## Start

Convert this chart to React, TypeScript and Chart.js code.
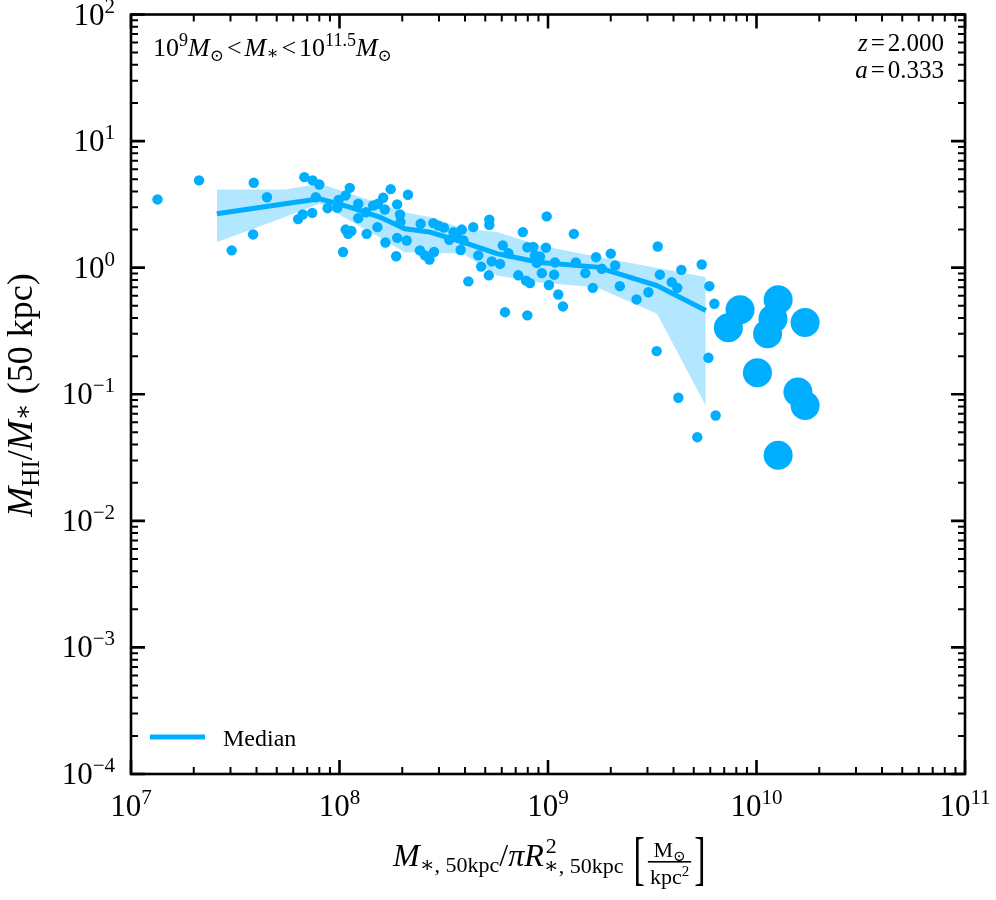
import React, { useEffect, useRef } from "react";
import { Chart, registerables } from "chart.js";

Chart.register(...registerables);

const BLUE = "#00aeff";
const BAND = "rgba(0,174,255,0.30)";
const FONT = '"Liberation Serif", "Times New Roman", "DejaVu Serif", "DejaVu Sans", serif';

// small scatter points (surface density, HI fraction)
const dotX = [
  1.34e7, 2.12e7, 3.04e7, 3.88e7, 3.85e7, 4.49e7, 6.33e7, 6.66e7, 6.78e7, 7.43e7,
  8.0e7, 7.4e7, 7.7e7, 8.77e7, 9.77e7, 9.9e7, 1.07e8, 1.12e8, 1.23e8, 1.23e8,
  1.07e8, 1.1e8, 1.14e8, 1.04e8, 1.35e8, 1.34e8, 1.45e8, 1.53e8, 1.62e8, 1.76e8,
  1.65e8, 1.52e8, 1.66e8, 1.87e8, 1.89e8, 1.95e8, 1.96e8, 1.89e8, 2.1e8, 2.13e8,
  2.45e8, 2.43e8, 2.57e8, 2.7e8, 2.84e8, 2.82e8, 2.98e8, 3.17e8, 3.36e8, 3.52e8,
  3.65e8, 3.86e8, 3.81e8, 4.15e8, 4.38e8, 4.63e8, 4.78e8, 5.2e8, 5.23e8, 5.23e8,
  5.37e8, 5.89e8, 6.07e8, 6.46e8, 6.22e8, 7.2e8, 7.57e8, 7.85e8, 8.2e8, 7.96e8,
  7.96e8, 8.5e8, 8.65e8, 9.16e8, 8.83e8, 9.78e8, 9.86e8, 9.34e8, 1.01e9, 1.07e9,
  1.08e9, 1.12e9, 1.18e9, 1.33e9, 1.36e9, 1.51e9, 1.64e9, 1.7e9, 1.81e9, 2.0e9,
  2.1e9, 2.21e9, 2.66e9, 3.03e9, 3.36e9, 3.44e9, 3.32e9, 3.92e9, 4.17e9, 4.36e9,
  4.22e9, 5.46e9, 5.2e9, 5.94e9, 6.28e9, 5.88e9, 6.37e9, 3.93e8,
];
const dotY = [
  3.46, 4.89, 1.37, 4.69, 1.83, 3.6, 2.42, 2.63, 5.19, 4.89,
  4.54, 2.71, 3.6, 2.95, 2.97, 3.43, 3.72, 4.27, 3.2, 2.46,
  2.0, 1.85, 1.95, 1.33, 1.85, 2.74, 3.1, 3.2, 3.57, 4.17,
  2.88, 2.09, 1.58, 1.23, 3.16, 2.63, 2.3, 1.72, 1.64, 3.77,
  2.22, 1.37, 1.25, 1.16, 1.33, 2.25, 2.15, 2.07, 1.66, 1.91,
  1.8, 2.0, 1.38, 0.78, 2.09, 1.25, 1.02, 0.87, 2.39, 2.18,
  1.12, 1.07, 1.5, 1.3, 0.445, 0.87, 1.91, 0.79, 0.755, 0.42,
  1.45, 1.46, 1.25, 1.22, 1.09, 1.44, 2.54, 0.905, 0.73, 0.88,
  1.1, 0.614, 0.494, 1.85, 1.1, 0.905, 0.693, 1.21, 0.98, 1.29,
  1.04, 0.714, 0.561, 0.64, 1.47, 0.88, 0.219, 0.769, 0.693, 0.96,
  0.0938, 1.06, 0.0458, 0.714, 0.519, 0.194, 0.068, 1.64,
];

// large points
const bigX = [8.34e9, 7.33e9, 1.27e10, 1.2e10, 1.13e10, 1.71e10, 1.01e10, 1.58e10, 1.71e10, 1.27e10];
const bigY = [0.465, 0.335, 0.557, 0.395, 0.3, 0.369, 0.148, 0.104, 0.0816, 0.0329];

// binned median and spread
const binX = [2.58e7, 5.48e7, 8.05e7, 1.12e8, 1.56e8, 2.06e8, 2.72e8, 3.91e8, 5.69e8, 9.16e8, 1.72e9, 3.33e9, 5.71e9];
const medY = [2.67, 3.2, 3.5, 3.01, 2.51, 2.03, 1.91, 1.59, 1.29, 1.1, 1.01, 0.723, 0.459];
const upY = [4.15, 4.15, 4.6, 3.85, 3.21, 2.73, 2.51, 2.04, 1.91, 1.5, 1.22, 0.995, 0.842];
const loY = [1.59, 2.51, 3.21, 2.36, 1.73, 1.32, 1.32, 1.29, 0.867, 0.764, 0.698, 0.432, 0.0816];

const xTickExps = [7, 8, 9, 10, 11];
const yTickExps = [-4, -3, -2, -1, 0, 1, 2];

type Seg = { t: string; s: number; i?: boolean; dy?: number; dx?: number; na?: boolean };

function fnt(s: number, i?: boolean) {
  return `${i ? "italic " : ""}${s}px ${FONT}`;
}
function segWidth(ctx: CanvasRenderingContext2D, segs: Seg[]) {
  let w = 0;
  for (const g of segs) {
    ctx.font = fnt(g.s, g.i);
    if (!g.na) w += ctx.measureText(g.t).width + (g.dx || 0);
  }
  return w;
}
function drawSegs(ctx: CanvasRenderingContext2D, segs: Seg[], x: number, y: number) {
  let cx = x;
  for (const g of segs) {
    ctx.font = fnt(g.s, g.i);
    ctx.fillText(g.t, cx + (g.dx || 0), y + (g.dy || 0));
    if (!g.na) cx += ctx.measureText(g.t).width + (g.dx || 0);
  }
  return cx;
}

const decorPlugin = {
  id: "decor",
  afterDraw(chart: any) {
    const ctx: CanvasRenderingContext2D = chart.ctx;
    const a = chart.chartArea;
    const xs = chart.scales.x;
    const ys = chart.scales.y;
    ctx.save();
    ctx.fillStyle = "#000";
    ctx.strokeStyle = "#000";
    ctx.textAlign = "left";
    ctx.textBaseline = "alphabetic";

    // ticks (inward, all sides)
    ctx.lineCap = "butt";
    for (let e = 7; e <= 11; e++) {
      for (let m = 1; m <= 9; m++) {
        if (e === 11 && m > 1) break;
        const px = xs.getPixelForValue(m * Math.pow(10, e));
        const major = m === 1;
        const len = major ? 14 : 7;
        ctx.lineWidth = major ? 2.6 : 2;
        ctx.beginPath();
        ctx.moveTo(px, a.bottom);
        ctx.lineTo(px, a.bottom - len);
        ctx.moveTo(px, a.top);
        ctx.lineTo(px, a.top + len);
        ctx.stroke();
      }
    }
    for (let e = -4; e <= 2; e++) {
      for (let m = 1; m <= 9; m++) {
        if (e === 2 && m > 1) break;
        const py = ys.getPixelForValue(m * Math.pow(10, e));
        const major = m === 1;
        const len = major ? 14 : 7;
        ctx.lineWidth = major ? 2.6 : 2;
        ctx.beginPath();
        ctx.moveTo(a.left, py);
        ctx.lineTo(a.left + len, py);
        ctx.moveTo(a.right, py);
        ctx.lineTo(a.right - len, py);
        ctx.stroke();
      }
    }

    // frame
    ctx.lineWidth = 2.6;
    ctx.strokeRect(a.left, a.top, a.right - a.left, a.bottom - a.top);

    // tick labels
    for (const e of xTickExps) {
      const px = xs.getPixelForValue(Math.pow(10, e));
      const segs: Seg[] = [
        { t: "10", s: 31 },
        { t: String(e), s: 21, dy: -12 },
      ];
      const w = segWidth(ctx, segs);
      drawSegs(ctx, segs, px - w / 2, 816);
    }
    for (const e of yTickExps) {
      const py = ys.getPixelForValue(Math.pow(10, e));
      const es = e < 0 ? "\u2212" + Math.abs(e) : String(e);
      const segs: Seg[] = [
        { t: "10", s: 31 },
        { t: es, s: 21, dy: -12 },
      ];
      const w = segWidth(ctx, segs);
      drawSegs(ctx, segs, 115 - w, py + 10);
    }

    // top-left annotation
    drawSegs(
      ctx,
      [
        { t: "10", s: 26 },
        { t: "9", s: 18, dy: -10 },
        { t: "M", s: 26, i: true },
        { t: "\u2299", s: 17, dy: 5 },
        { t: "<", s: 26, dx: 3 },
        { t: "M", s: 26, i: true, dx: 3 },
        { t: "\u2217", s: 18, dy: 3 },
        { t: "<", s: 26, dx: 3 },
        { t: "10", s: 26, dx: 3 },
        { t: "11.5", s: 18, dy: -10 },
        { t: "M", s: 26, i: true },
        { t: "\u2299", s: 17, dy: 5 },
      ],
      153,
      56
    );

    // top-right annotation
    const zSegs: Seg[] = [
      { t: "z", s: 25, i: true },
      { t: "=", s: 25, dx: 3 },
      { t: "2.000", s: 25, dx: 3 },
    ];
    drawSegs(ctx, zSegs, 944 - segWidth(ctx, zSegs), 51);
    const aSegs: Seg[] = [
      { t: "a", s: 25, i: true },
      { t: "=", s: 25, dx: 3 },
      { t: "0.333", s: 25, dx: 3 },
    ];
    drawSegs(ctx, aSegs, 944 - segWidth(ctx, aSegs), 78);

    // legend
    ctx.strokeStyle = BLUE;
    ctx.lineWidth = 5;
    ctx.beginPath();
    ctx.moveTo(150, 737);
    ctx.lineTo(205, 737);
    ctx.stroke();
    ctx.font = fnt(24);
    ctx.fillText("Median", 223, 746);

    // y-axis title
    const ySegs: Seg[] = [
      { t: "M", s: 36, i: true },
      { t: "HI", s: 25, dy: 7 },
      { t: "/", s: 36 },
      { t: "M", s: 36, i: true },
      { t: "\u2217", s: 25, dy: -1 },
      { t: " (50 kpc)", s: 36 },
    ];
    const yw = segWidth(ctx, ySegs);
    ctx.save();
    ctx.translate(32, 395);
    ctx.rotate(-Math.PI / 2);
    drawSegs(ctx, ySegs, -yw / 2, 0);
    ctx.restore();

    // x-axis title
    const xSegs: Seg[] = [
      { t: "M", s: 32, i: true },
      { t: "\u2217, 50kpc", s: 22, dy: 6 },
      { t: "/", s: 32 },
      { t: "\u03c0", s: 32, i: true },
      { t: "R", s: 32, i: true },
      { t: "2", s: 22, dy: -13, na: true, dx: 2 },
      { t: "\u2217, 50kpc", s: 22, dy: 7 },
    ];
    const xb = 866;
    let cx = drawSegs(ctx, xSegs, 393, xb);
    cx += 10;
    // brackets and fraction
    ctx.save();
    ctx.font = fnt(34);
    ctx.translate(cx, xb + 12);
    ctx.scale(1, 1.75);
    ctx.fillText("[", 0, 0);
    const bw = ctx.measureText("[").width;
    ctx.restore();
    const fx0 = cx + bw + 3;
    const numSegs: Seg[] = [
      { t: "M", s: 22 },
      { t: "\u2299", s: 15, dy: 4 },
    ];
    const denSegs: Seg[] = [
      { t: "kpc", s: 22 },
      { t: "2", s: 15, dy: -8 },
    ];
    const nw = segWidth(ctx, numSegs);
    const dw = segWidth(ctx, denSegs);
    const fw = Math.max(nw, dw) + 4;
    drawSegs(ctx, numSegs, fx0 + (fw - nw) / 2, 857);
    ctx.fillRect(fx0, 861, fw, 1.6);
    drawSegs(ctx, denSegs, fx0 + (fw - dw) / 2, 884);
    ctx.save();
    ctx.font = fnt(34);
    ctx.translate(fx0 + fw + 3, xb + 12);
    ctx.scale(1, 1.75);
    ctx.fillText("]", 0, 0);
    ctx.restore();

    ctx.restore();
  },
};

export default function App() {
  const ref = useRef<HTMLCanvasElement | null>(null);
  useEffect(() => {
    document.body.style.margin = "0";
    const canvas = ref.current;
    if (!canvas) return;
    const pts = (xs: number[], ys: number[]) => xs.map((x, i) => ({ x, y: ys[i] }));
    const chart = new Chart(canvas, {
      type: "scatter",
      data: {
        datasets: [
          {
            type: "scatter",
            label: "big",
            data: pts(bigX, bigY),
            pointRadius: 14.5,
            pointHoverRadius: 14.5,
            backgroundColor: BLUE,
            borderWidth: 0,
            order: 1,
          } as any,
          {
            type: "scatter",
            label: "dots",
            data: pts(dotX, dotY),
            pointRadius: 5.2,
            pointHoverRadius: 5.2,
            backgroundColor: BLUE,
            borderWidth: 0,
            order: 2,
          } as any,
          {
            type: "line",
            label: "Median",
            data: pts(binX, medY),
            borderColor: BLUE,
            borderWidth: 5,
            pointRadius: 0,
            fill: false,
            tension: 0,
            order: 3,
          } as any,
          {
            type: "line",
            label: "upper",
            data: pts(binX, upY),
            borderColor: "rgba(0,0,0,0)",
            borderWidth: 0,
            pointRadius: 0,
            backgroundColor: BAND,
            fill: "+1",
            tension: 0,
            order: 4,
          } as any,
          {
            type: "line",
            label: "lower",
            data: pts(binX, loY),
            borderColor: "rgba(0,0,0,0)",
            borderWidth: 0,
            pointRadius: 0,
            fill: false,
            tension: 0,
            order: 4,
          } as any,
        ],
      },
      options: {
        animation: false,
        responsive: false,
        events: [],
        layout: { padding: { left: 131, right: 31, top: 14, bottom: 126 } },
        plugins: {
          legend: { display: false },
          tooltip: { enabled: false },
        },
        scales: {
          x: {
            type: "logarithmic",
            min: 1e7,
            max: 1e11,
            display: false,
          },
          y: {
            type: "logarithmic",
            min: 1e-4,
            max: 1e2,
            display: false,
          },
        },
      } as any,
      plugins: [decorPlugin],
    });
    return () => chart.destroy();
  }, []);
  return (
    <div style={{ width: 996, height: 900, background: "#fff" }}>
      <canvas ref={ref} width={996} height={900} style={{ display: "block" }} />
    </div>
  );
}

## End

▶ GOAL OF THE EXERCISE: Your task is to return the lines above, from the first one up to and including the line containing "Chart.register(...registerables);", minus any pictures.

▶ ANSWER TO THE TASK:
Convert this chart to React, TypeScript and Chart.js code.
import React, { useEffect, useRef } from "react";
import { Chart, registerables } from "chart.js";

Chart.register(...registerables);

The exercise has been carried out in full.